The analytical value of these two events lies less in the specific dollar figures and more in the framework they illustrate. Voluntary mid-period disclosures are a management communication choice. Learning to distinguish what each type reveals about risk assessment, and what it does not, is more durable investor knowledge than tracking any single month’s price movement.
Disclosure literacy, the ability to separate noise from signal before results are officially confirmed, is a repeatable analytical edge for investors managing big four bank exposure.
The confirmed results from NAB and Westpac will add the next data layer. APRA’s quarterly ADI statistics will provide the sector-level provisioning context. April’s disclosures provided the questions; May’s numbers will begin to provide the answers.
This article is for informational purposes only and should not be considered financial advice. Investors should conduct their own research and consult with financial professionals before making investment decisions.
Frequently Asked Questions
What is a credit impairment charge and why does it matter for ASX bank stocks?
A credit impairment charge is capital a bank sets aside for loans it expects may not be fully recoverable, representing a forward-looking assessment of loan book risk. For ASX bank stocks, a large impairment charge like NAB's $706 million signals management concern about near-term loan losses, which can weigh on earnings and the share price.
Why did NAB shares fall more than Westpac shares in April 2026?
NAB dropped 3.6% on 20 April after disclosing a $706 million credit impairment charge linked to geopolitical volatility and stress in agriculture, transport, and manufacturing sectors, while Westpac's 2.6% fall on 14 April reflected a one-off $75 million transaction cost from selling its RAMS mortgage portfolio. Markets treated NAB's charge as a higher-risk, potentially recurring signal compared to Westpac's one-off divestiture cost.
How do geopolitical events affect Australian bank earnings?
Middle East conflict and associated fuel price shocks raise operating costs for Australian borrowers in fuel-exposed sectors such as agriculture, transport, and manufacturing, increasing the probability of loan defaults.
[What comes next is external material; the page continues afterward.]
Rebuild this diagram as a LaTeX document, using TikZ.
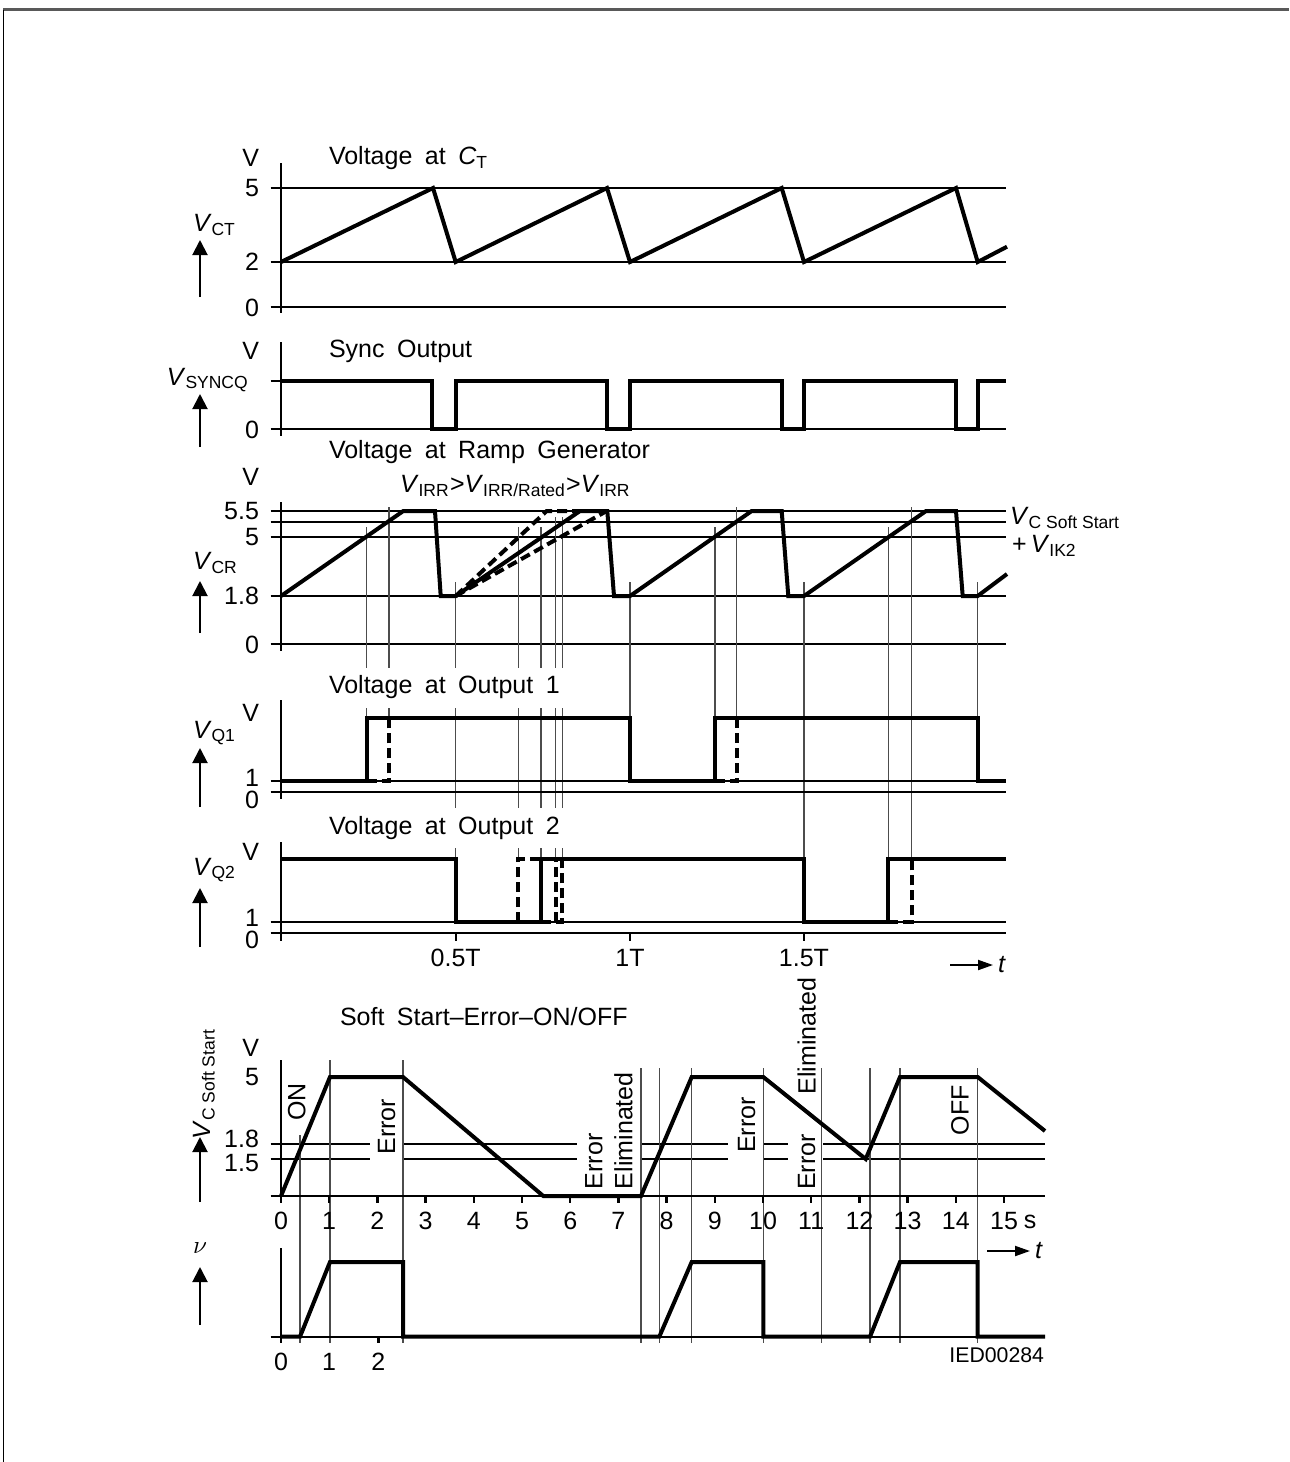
\documentclass[tikz,border=0pt]{standalone}
\usepackage{fontspec}
\setmainfont{Liberation Sans}
\usetikzlibrary{arrows.meta}

\newcommand{\vsig}[1]{\textit{V}\textsubscript{#1}}

\begin{document}
\begin{tikzpicture}[x=0.4pt, y=-0.4pt,
    every node/.style={inner sep=1pt, font=\fontsize{10}{12}\selectfont},
    sig/.style={line width=1.6pt},
    dsig/.style={line width=1.6pt, dash pattern=on 4pt off 2pt},
    lvl/.style={line width=0.45pt},
    guide/.style={line width=0.45pt, black!70},
    axisline/.style={line width=0.9pt},
    ylab/.style={anchor=east},
    vlab/.style={anchor=west},
    ttl/.style={anchor=west, execute at begin node={\spaceskip=5pt\relax}},
    uparrow/.style={line width=0.8pt, -{Triangle[length=6pt, width=6pt]}},
    tarrow/.style={line width=0.8pt, -{Triangle[length=6pt, width=4pt]}}]
      \useasboundingbox (0,0) rectangle (1289,1462);
      \draw[line width=1pt, black!65] (3,9.5) -- (1289,9.5);
      \draw[line width=0.4pt] (3.5,9.5) -- (3.5,1462);
      \draw[lvl] (270.7,188) -- (1006,188);
      \draw[lvl] (270.7,262) -- (1006,262);
      \draw[axisline] (270.7,307) -- (1006,307);
      \draw[axisline] (281,163) -- (281,313);
      \draw[sig] (281,262) -- (433,188) -- (455.7,262) -- (607,188) -- (630,262) -- (781.7,188) -- (804,262) -- (956,188) -- (977.7,262) -- (1007,246.7);
      \node[ylab] (ctv) at (262,158) {V};
      \node[ylab] (ct5) at (262,188) {5};
      \node[ylab] (ct2) at (262,262) {2};
      \node[ylab] (ct0) at (262,308) {0};
      \node[ttl] (ctttl) at (326,158) {Voltage at \textit{C}\textsubscript{T}};
      \node[vlab] (vct) at (190,225) {\vsig{CT}};
      \draw[uparrow] (200,297) -- (200,240);
      \draw[lvl] (270.7,381) -- (281,381);
      \draw[axisline] (270.7,429) -- (1006,429);
      \draw[axisline] (281,342) -- (281,436);
      \draw[sig] (281,381) -- (432,381) -- (432,429) -- (455.7,429) -- (455.7,381) -- (607,381) -- (607,429) -- (630,429) -- (630,381) -- (781.7,381) -- (781.7,429) -- (804,429) -- (804,381) -- (956,381) -- (956,429) -- (977.7,429) -- (977.7,381) -- (1006,381);
      \node[ylab] (syv) at (262,351) {V};
      \node[ylab] (sy0) at (262,430) {0};
      \node[ttl] (syttl) at (326,351) {Sync Output};
      \node[anchor=east] (vsy) at (252,380) {\vsig{SYNCQ}};
      \draw[uparrow] (200,447) -- (200,394);
      \draw[lvl] (270.7,511) -- (1006,511);
      \draw[lvl] (270.7,522) -- (1006,522);
      \draw[lvl] (270.7,537) -- (1006,537);
      \draw[lvl] (270.7,596) -- (1006,596);
      \draw[axisline] (270.7,644) -- (1006,644);
      \draw[axisline] (281,502) -- (281,651);
      \draw[guide] (366.7,527) -- (366.7,668) (366.7,708) -- (366.7,718);
      \draw[guide] (389,507) -- (389,668) (389,708) -- (389,718);
      \draw[guide] (455.7,582) -- (455.7,668) (455.7,708) -- (455.7,808) (455.7,848) -- (455.7,859);
      \draw[guide] (518.3,527) -- (518.3,668) (518.3,708) -- (518.3,808) (518.3,848) -- (518.3,859);
      \draw[guide] (541,527) -- (541,668) (541,708) -- (541,808) (541,848) -- (541,859);
      \draw[guide] (555.7,517) -- (555.7,668) (555.7,708) -- (555.7,808) (555.7,848) -- (555.7,859);
      \draw[guide] (562.3,517) -- (562.3,668) (562.3,708) -- (562.3,808) (562.3,848) -- (562.3,859);
      \draw[guide] (630,582) -- (630,718);
      \draw[guide] (715,527) -- (715,718);
      \draw[guide] (736.7,507) -- (736.7,718);
      \draw[guide] (804,582) -- (804,859);
      \draw[guide] (888.3,527) -- (888.3,859);
      \draw[guide] (911.7,507) -- (911.7,859);
      \draw[guide] (977.7,582) -- (977.7,718);
      \draw[sig] (281,596) -- (403.3,511) -- (435,511) -- (440.7,596) -- (455.7,596) -- (580,511) -- (607.3,511) -- (614,596) -- (630,596) -- (751.7,511) -- (781.7,511) -- (788.3,596) -- (804,596) -- (926,511) -- (956,511) -- (962.7,596) -- (977.7,596) -- (1007,574);
      \draw[dsig] (455.7,596) -- (546.7,511) -- (580,511);
      \draw[dsig] (455.7,596) -- (606.7,511);
      \node[ttl] (rgttl) at (326,452) {Voltage at Ramp Generator};
      \node[anchor=west] (rgsub) at (397,486) {\vsig{IRR}>\vsig{IRR/Rated}>\vsig{IRR}};
      \node[ylab] (rgv) at (262,477) {V};
      \node[ylab] (rg55) at (262,511) {5.5};
      \node[ylab] (rg5) at (262,537) {5};
      \node[ylab] (rg18) at (262,596) {1.8};
      \node[ylab] (rg0) at (262,645) {0};
      \node[vlab] (vcr) at (190,563) {\vsig{CR}};
      \draw[uparrow] (200,633) -- (200,581);
      \node[anchor=west] (rgss) at (1007,518) {\vsig{C Soft Start}};
      \node[anchor=west] (rgik) at (1009,546) {+\,\vsig{IK2}};
      \draw[lvl] (270.7,781) -- (1006,781);
      \draw[axisline] (270.7,792.3) -- (1006,792.3);
      \draw[axisline] (281,700) -- (281,799);
      \draw[sig] (281,781) -- (366.7,781) -- (366.7,718) -- (630,718) -- (630,781) -- (715,781) -- (715,718) -- (977.7,718) -- (977.7,781) -- (1006,781);
      \draw[dsig] (366.7,781) -- (389,781) -- (389,718);
      \draw[dsig] (715,781) -- (736.7,781) -- (736.7,718);
      \node[ttl] (q1ttl) at (326,687) {Voltage at Output 1};
      \node[ylab] (q1v) at (262,713) {V};
      \node[ylab] (q11) at (262,778) {1};
      \node[ylab] (q10) at (262,800) {0};
      \node[vlab] (vq1) at (190,733) {\vsig{Q1}};
      \draw[uparrow] (200,807) -- (200,748);
      \draw[lvl] (270.7,922) -- (1006,922);
      \draw[axisline] (270.7,933.3) -- (1006,933.3);
      \draw[axisline] (281,842) -- (281,941);
      \draw[axisline] (455.7,933.3) -- (455.7,941);
      \draw[axisline] (630,933.3) -- (630,941);
      \draw[axisline] (804,933.3) -- (804,941);
      \draw[sig] (281,859) -- (455.7,859) -- (455.7,922) -- (541,922) -- (541,859) -- (804,859) -- (804,922) -- (888.3,922) -- (888.3,859) -- (1006,859);
      \draw[dsig] (518.3,922) -- (518.3,859) -- (541,859);
      \draw[dsig] (541,922) -- (562.3,922) -- (562.3,859);
      \draw[dsig] (555.7,922) -- (555.7,859);
      \draw[dsig] (888.3,922) -- (911.7,922) -- (911.7,859);
      \node[ttl] (q2ttl) at (326,828) {Voltage at Output 2};
      \node[ylab] (q2v) at (262,852) {V};
      \node[ylab] (q21) at (262,918) {1};
      \node[ylab] (q20) at (262,940) {0};
      \node[vlab] (vq2) at (190,870) {\vsig{Q2}};
      \draw[uparrow] (200,947) -- (200,888);
      \node (thalf) at (455.7,958) {0.5T};
      \node (tone) at (630,958) {1T};
      \node (tthree) at (804,958) {1.5T};
      \draw[tarrow] (950,965) -- (993,965);
      \node[anchor=west] (tax) at (995,965) {\textit{t}};
      \foreach \y in {1144,1159} {
        \draw[lvl] (270.7,\y) -- (370,\y) (403,\y) -- (576.7,\y) (641,\y) -- (728,\y) (763.3,\y) -- (788,\y) (823,\y) -- (1045,\y);
      }
      \draw[guide] (300,1135) -- (300,1343);
      \draw[guide] (330,1060) -- (330,1343);
      \draw[guide] (403,1060) -- (403,1343);
      \foreach \x in {641,659.3,691.7,763.3,821.7,870,900,977.7} {
        \draw[guide] (\x,1068) -- (\x,1343);
      }
      \draw[axisline] (270.7,1196) -- (1045,1196);
      \draw[axisline] (281,1060) -- (281,1203);
      \foreach \t in {1,...,15} {
        \draw[axisline] (281+48.2*\t,1196) -- (281+48.2*\t,1203);
        \node (ss\t) at (281+48.2*\t,1221) {\t};
      }
      \node (ss0) at (281,1221) {0};
      \node (ssunit) at (1030,1222) {s};
      \draw[sig] (281,1196) -- (330,1077) -- (403,1077) -- (543.3,1196) -- (641,1196) -- (691.7,1077) -- (763.3,1077) -- (865.7,1159) -- (900,1077) -- (977.7,1077) -- (1045,1131);
      \node[ttl] (ssttl) at (337,1017) {Soft Start–Error–ON/OFF};
      \node[ylab] (ssv) at (262,1048) {V};
      \node[ylab] (ss5) at (262,1077) {5};
      \node[ylab] (ss18) at (262,1139) {1.8};
      \node[ylab] (ss15) at (262,1163) {1.5};
      \node[rotate=90] (sslab) at (204,1084) {\vsig{C Soft Start}};
      \draw[uparrow] (200,1202) -- (200,1137);
      \node[rotate=90] (sson) at (296.7,1101.7) {ON};
      \node[rotate=90] (sserra) at (386.7,1126.7) {Error};
      \node[rotate=90, anchor=west, align=left] (sselim) at (609,1192) {Error\\Eliminated};
      \node[rotate=90] (sserrb) at (746.7,1125) {Error};
      \node[rotate=90] (sselimb) at (806.7,1036) {Eliminated};
      \node[rotate=90] (sserrc) at (806.7,1162) {Error};
      \node[rotate=90] (ssoff) at (960,1110) {OFF};
      \draw[tarrow] (987,1251) -- (1030,1251);
      \node[anchor=west] (ssax) at (1032,1251) {\textit{t}};
      \draw[axisline] (270.7,1336.7) -- (1045,1336.7);
      \draw[axisline] (281,1248) -- (281,1343);
      \draw[axisline] (378.4,1336.7) -- (378.4,1343);
      \draw[sig] (281,1336.7) -- (300,1336.7) -- (330,1262) -- (403,1262) -- (403,1336.7) -- (659.3,1336.7) -- (691.7,1262) -- (763.3,1262) -- (763.3,1336.7) -- (870,1336.7) -- (900,1262) -- (977.7,1262) -- (977.7,1336.7) -- (1045,1336.7);
      \node (nu0) at (281,1362) {0};
      \node (nu1) at (329.2,1362) {1};
      \node (nu2) at (378.4,1362) {2};
      \node (nulab) at (200,1248) {$\nu$};
      \draw[uparrow] (200,1325) -- (200,1267);
      \node[anchor=east, font=\fontsize{8.5}{10}\selectfont] (ied) at (1047,1355) {IED00284};
    \end{tikzpicture}
\end{document}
Banks like NAB respond by raising credit provisions ahead of actual defaults, which directly reduces reported profit.
What should investors look for in big four bank pre-results disclosures?
Investors should determine whether a disclosed cost is a one-off item or a recurring earnings drag, assess whether it signals loan book stress or a strategic portfolio decision, and examine accompanying operational metrics such as net interest margin, lending growth, and expense trends for context.
How did CBA and ANZ perform compared to NAB and Westpac in April 2026?
CBA gained 3.6% and ANZ rose 1.9% in April 2026, both tracking at or above the ASX 200's 2.2% return, while NAB fell 3.8% and Westpac declined 2.5%, with both underperformers suffering sharp single-day drops on the days they released voluntary pre-results updates.